Alomampa 2: Skenario Keren di Desa Wisata Sema’an
Acara di batu cenning sudah selesai. Kami turun ke bawah. Katanya Pak Andi, masih ada tiga tempat lagi yang perlu kita datangi. Kami menuruni bukit yang juga diikuti oleh masyarakat yang lain. Tidak lama kami sudah sampai di sebuah rumah sederhana. Arsitekturnya klasik. Sentuhan Belandanya masih kentara.
***
Kami dipersilahkan duduk. Berbagai makanan seperti mengalir deras datang dari dalam rumah. Satu demi satu piring yang berisi berbagai makanan khas desa sudah berpindah ke depan. Perut kami terasa lebih lapar dari sebelumnya ketika memandangnya. Semakin memandang semakin membuat perut kosong. Ada nasi putih, nasi jagung, ikan laut, tahu tempe goreng, sambal terasi, cengi renges, sambal kacang, rujak timun, telur rebus bumbu, dan sayur kelor campur kelapa. Bingung untuk memilih menu makanan yang mana.

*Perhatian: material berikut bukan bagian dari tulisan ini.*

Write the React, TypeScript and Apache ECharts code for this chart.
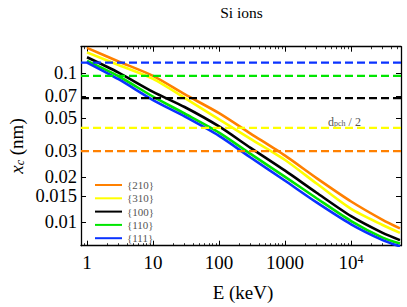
import React, { useEffect, useRef } from "react";
import * as echarts from "echarts";

// ---- data ----
const energies = [1, 3, 10, 30, 100, 300, 1000, 3000, 10000, 30000, 55000];
const seriesNames = ["{210}", "{310}", "{100}", "{110}", "{111}"];
const xc210 = [0.148, 0.12, 0.096, 0.0724, 0.054, 0.0394, 0.028, 0.0198, 0.0138, 0.0104, 0.0091];
const xc310 = [0.138, 0.1135, 0.0916, 0.0684, 0.049, 0.0363, 0.0262, 0.0182, 0.0123, 0.0096, 0.0085];
const xc100 = [0.128, 0.101, 0.075, 0.0594, 0.044, 0.0316, 0.0222, 0.0158, 0.011, 0.0085, 0.0076];
const xc110 = [0.121, 0.0955, 0.0697, 0.0537, 0.04, 0.0288, 0.0202, 0.0145, 0.0102, 0.0079, 0.0072];
const xc111 = [0.118, 0.0912, 0.066, 0.0513, 0.038, 0.0272, 0.019, 0.0136, 0.0097, 0.0076, 0.0069];
const dpchHalf = [0.03, 0.043, 0.068, 0.096, 0.118]; // same order as seriesNames
const xTicks = [1, 10, 100, 1000, 10000];
const xTickLabels = ["1", "10", "100", "1000", "10{sup|4}"];
const yTicks = [0.01, 0.015, 0.02, 0.03, 0.05, 0.07, 0.1];
const yTickLabels = ["0.01", "0.015", "0.02", "0.03", "0.05", "0.07", "0.1"];

const colors = ["#ff8000", "#ffff00", "#000000", "#00e600", "#0a32ff"];
const X_MIN = 0.81;
const X_MAX = 57000;
const Y_MIN = 0.00697;
const Y_MAX = 0.1507;

const minorX: number[] = [];
for (let d = 0.1; d <= 10000; d *= 10) {
  for (let k = 2; k <= 9; k++) {
    const v = Math.round(d * k * 1000) / 1000;
    if (v > X_MIN && v < X_MAX) minorX.push(v);
  }
}

const serif = "'Liberation Serif', 'DejaVu Serif', serif";

export default function App() {
  const ref = useRef<HTMLDivElement>(null);
  useEffect(() => {
    if (!ref.current) return;
    const chart = echarts.init(ref.current, undefined, { renderer: "svg" });
    const values = [xc210, xc310, xc100, xc110, xc111];
    const curveSeries = seriesNames.map((name, i) => ({
      name,
      type: "line",
      data: energies.map((e, j) => [e, values[i][j]]),
      symbol: "none",
      smooth: 0.25,
      lineStyle: { color: colors[i], width: 2.6 },
      itemStyle: { color: colors[i] },
      z: 2,
    }));
    const dashedSeries = dpchHalf.map((v, i) => ({
      name: "dpch" + i,
      type: "line",
      data: [
        [X_MIN, v],
        [X_MAX, v],
      ],
      symbol: "none",
      lineStyle: { color: colors[i], width: 2.3, type: [8, 4] },
      z: 3,
    }));
    const axisLineStyle = { color: "#000", width: 1.3 };
    const baseX = { type: "log", min: X_MIN, max: X_MAX, splitLine: { show: false }, minorTick: { show: false } };
    const baseY = { type: "log", min: Y_MIN, max: Y_MAX, splitLine: { show: false }, minorTick: { show: false } };
    const legendText = { fontSize: 11, lineHeight: 11, color: "#555", fontFamily: serif };
    const option: any = {
      animation: false,
      grid: { left: 81, top: 46.7, right: 6, bottom: 61.3, containLabel: false },
      xAxis: [
        {
          ...baseX,
          position: "bottom",
          axisLine: { show: true, lineStyle: axisLineStyle },
          axisTick: { show: true, customValues: xTicks, inside: true, length: 5, lineStyle: { color: "#000", width: 1 } },
          axisLabel: {
            customValues: xTicks,
            color: "#000",
            fontFamily: serif,
            fontSize: 19,
            margin: 7,
            formatter: (v: number) => {
              const idx = xTicks.findIndex((t) => Math.abs(t - v) / t < 1e-6);
              return idx >= 0 ? xTickLabels[idx] : "";
            },
            rich: { sup: { fontSize: 12, fontFamily: serif, color: "#000", verticalAlign: "top", lineHeight: 12 } },
          },
        },
        {
          ...baseX,
          position: "bottom",
          axisLine: { show: false },
          axisTick: { show: true, customValues: minorX, inside: true, length: 2.5, lineStyle: { color: "#000", width: 0.8 } },
          axisLabel: { show: false },
        },
        {
          ...baseX,
          position: "top",
          axisLine: { show: true, lineStyle: axisLineStyle },
          axisTick: { show: true, customValues: xTicks, inside: true, length: 5, lineStyle: { color: "#000", width: 1 } },
          axisLabel: { show: false },
        },
        {
          ...baseX,
          position: "top",
          axisLine: { show: false },
          axisTick: { show: true, customValues: minorX, inside: true, length: 2.5, lineStyle: { color: "#000", width: 0.8 } },
          axisLabel: { show: false },
        },
      ],
      yAxis: [
        {
          ...baseY,
          position: "left",
          axisLine: { show: true, lineStyle: axisLineStyle },
          axisTick: { show: true, customValues: yTicks, inside: true, length: 5, lineStyle: { color: "#000", width: 1 } },
          axisLabel: {
            customValues: yTicks,
            color: "#000",
            fontFamily: serif,
            fontSize: 18.5,
            lineHeight: 16,
            margin: 4,
            formatter: (v: number) => {
              const idx = yTicks.findIndex((t) => Math.abs(t - v) / t < 1e-6);
              return idx >= 0 ? yTickLabels[idx] : "";
            },
          },
        },
        {
          ...baseY,
          position: "right",
          axisLine: { show: true, lineStyle: axisLineStyle },
          axisTick: { show: true, customValues: yTicks, inside: true, length: 5, lineStyle: { color: "#000", width: 1 } },
          axisLabel: { show: false },
        },
      ],
      legend: {
        data: seriesNames.map((n) => ({ name: n, textStyle: legendText })),
        orient: "vertical",
        left: 95,
        top: 179.5,
        padding: 0,
        itemWidth: 27,
        itemHeight: 8,
        itemGap: 2.3,
        icon: "path://M0,3 L27,3 L27,5 L0,5 Z",
        textStyle: legendText,
        selectedMode: false,
      },
      graphic: [
        {
          type: "text",
          x: 241.5,
          y: 12,
          style: { text: "Si ions", font: `15.5px ${serif}`, fill: "#000", align: "center", verticalAlign: "middle" },
        },
        {
          type: "text",
          x: 243,
          y: 292,
          style: { text: "E (keV)", font: `19px ${serif}`, fill: "#000", align: "center", verticalAlign: "middle" },
        },
        {
          type: "text",
          x: 16,
          y: 146,
          rotation: Math.PI / 2,
          style: {
            text: "{i|x}{s|c}{n| (nm)}",
            align: "center",
            verticalAlign: "middle",
            fill: "#000",
            rich: {
              i: { font: `italic 19px ${serif}`, fill: "#000", lineHeight: 20, verticalAlign: "bottom" },
              s: { font: `italic 12px ${serif}`, fill: "#000", lineHeight: 16, verticalAlign: "bottom" },
              n: { font: `19px ${serif}`, fill: "#000", lineHeight: 20, verticalAlign: "bottom" },
            },
          },
        },
        {
          type: "text",
          x: 328,
          y: 121,
          style: {
            text: "{d|d}{s|pch}{d| / 2}",
            align: "left",
            verticalAlign: "middle",
            fill: "#555",
            rich: {
              d: { font: `12px ${serif}`, fill: "#555", lineHeight: 13, verticalAlign: "bottom" },
              s: { font: `8px ${serif}`, fill: "#555", lineHeight: 9, verticalAlign: "bottom" },
            },
          },
        },
      ],
      series: [...curveSeries, ...dashedSeries],
    };
    chart.setOption(option);
    return () => chart.dispose();
  }, []);
  return <div ref={ref} style={{ position: "fixed", left: 0, top: 0, width: 407, height: 307, background: "#fff" }} />;
}
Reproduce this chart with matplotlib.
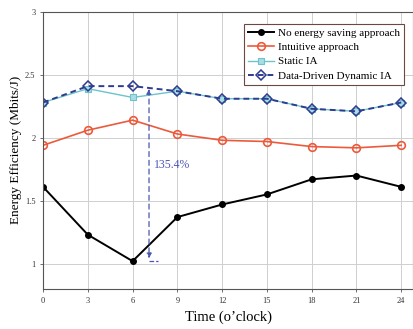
import numpy as np
import matplotlib
matplotlib.use('Agg')
import matplotlib.pyplot as plt

plt.rcParams['font.family'] = ['Liberation Serif', 'DejaVu Serif']

hours = [0, 3, 6, 9, 12, 15, 18, 21, 24]
no_saving = [1.61, 1.23, 1.02, 1.37, 1.47, 1.55, 1.67, 1.70, 1.61]
intuitive = [1.94, 2.06, 2.14, 2.03, 1.98, 1.97, 1.93, 1.92, 1.94]
static_ia = [2.28, 2.39, 2.32, 2.37, 2.31, 2.31, 2.23, 2.21, 2.28]
dynamic_ia = [2.28, 2.41, 2.41, 2.37, 2.31, 2.31, 2.23, 2.21, 2.28]

gain_x = 7.1
gain_top = 2.41
gain_bottom = 1.02
gain_label = '135.4%'

fig = plt.figure(figsize=(4.14, 3.29), dpi=100)
ax = fig.add_axes([0.104, 0.122, 0.894, 0.842])

ax.plot(hours, no_saving, '-o', color='black', lw=1.4, ms=4,
        label='No energy saving approach')
ax.plot(hours, intuitive, '-o', color='#ec5a3c', lw=1.2, ms=5.5,
        mfc='none', mew=1.2, label='Intuitive approach')
ax.plot(hours, static_ia, '-s', color='#6cc3cc', lw=1.0, ms=5,
        mfc='#a9dde3', mew=0.8, label='Static IA')
ax.plot(hours, dynamic_ia, '--D', color='#2f3b8f', lw=1.4, ms=5,
        mfc='none', mew=1.1, dashes=(3, 2), label='Data-Driven Dynamic IA')

# gain annotation
ax.annotate('', xy=(gain_x, gain_bottom), xytext=(gain_x, gain_top),
            arrowprops=dict(arrowstyle='<|-|>', color='#4a56b0', lw=0.9,
                            ls=(0, (4, 3)), mutation_scale=7))
ax.plot([gain_x, gain_x + 0.6], [gain_bottom, gain_bottom], '--',
        color='#4a56b0', lw=0.9)
ax.text(gain_x + 0.3, 1.78, gain_label, color='#4a56b0', fontsize=8.5,
        va='center', ha='left')

ax.set_xlim(0, 24.8)
ax.set_ylim(0.8, 3)
ax.set_xticks(hours)
ax.set_yticks([1, 1.5, 2, 2.5, 3])
ax.set_yticklabels(['1', '1.5', '2', '2.5', '3'])
ax.tick_params(labelsize=6, length=2, width=0.5, colors='#333333')
ax.grid(True, color='#cfcfcf', lw=0.7)
for s in ax.spines.values():
    s.set_color('#555555')
    s.set_linewidth(0.8)

ax.set_xlabel('Time (o\u2019clock)', fontsize=10.5)
ax.set_ylabel('Energy Efficiency (Mbits/J)', fontsize=9.5, labelpad=2)

leg = ax.legend(loc='upper right', fontsize=8, frameon=True, fancybox=False,
                borderpad=0.35, labelspacing=0.4, handlelength=2.3,
                handletextpad=0.4, bbox_to_anchor=(0.99, 0.975))
leg.get_frame().set_edgecolor('#6a4a40')
leg.get_frame().set_linewidth(0.8)
leg.get_frame().set_alpha(1)

fig.savefig('out.png', dpi=100)
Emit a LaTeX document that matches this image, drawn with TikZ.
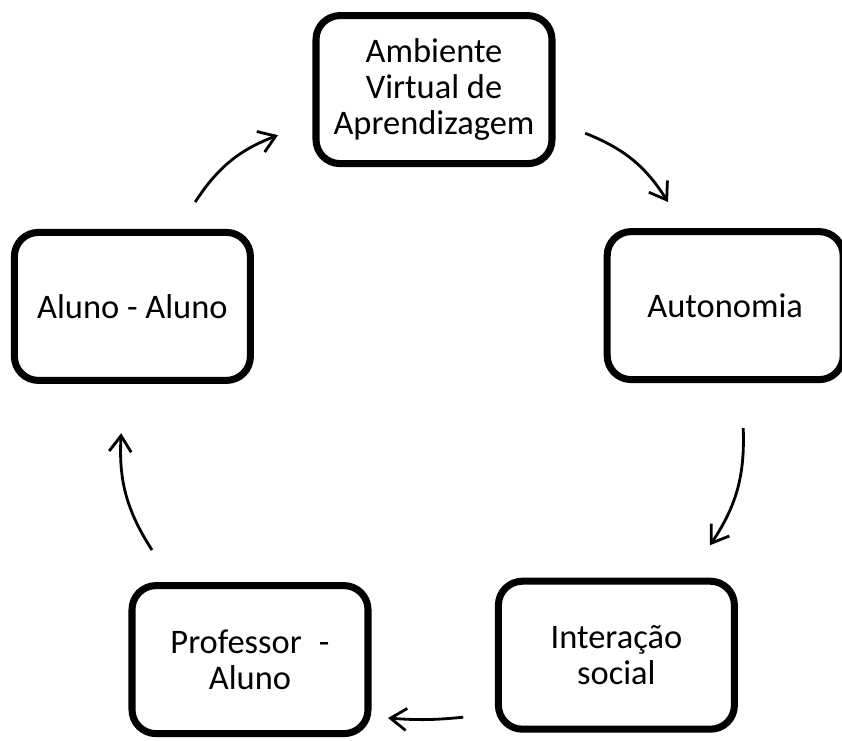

Lima belas menit setelah dipersilahkan, makanan itu sudah berpindah ke perut kami dan hanya menyisakan piring-piring kosong. Puas rasanya makan di siang itu.
Lokasi kedua yang harus kita kunjungi adalah sendeng, sebuah sumber mata air.
Sempat terlintas di kepalaku, bagaimana mungkin ada sumber air di tempat bukit bebatuan. Biasanya lebih banyak mereka kesulitan air jika struktur tanah ketinggian dengan bebatuan. Apalagi sekarang musim kemarau.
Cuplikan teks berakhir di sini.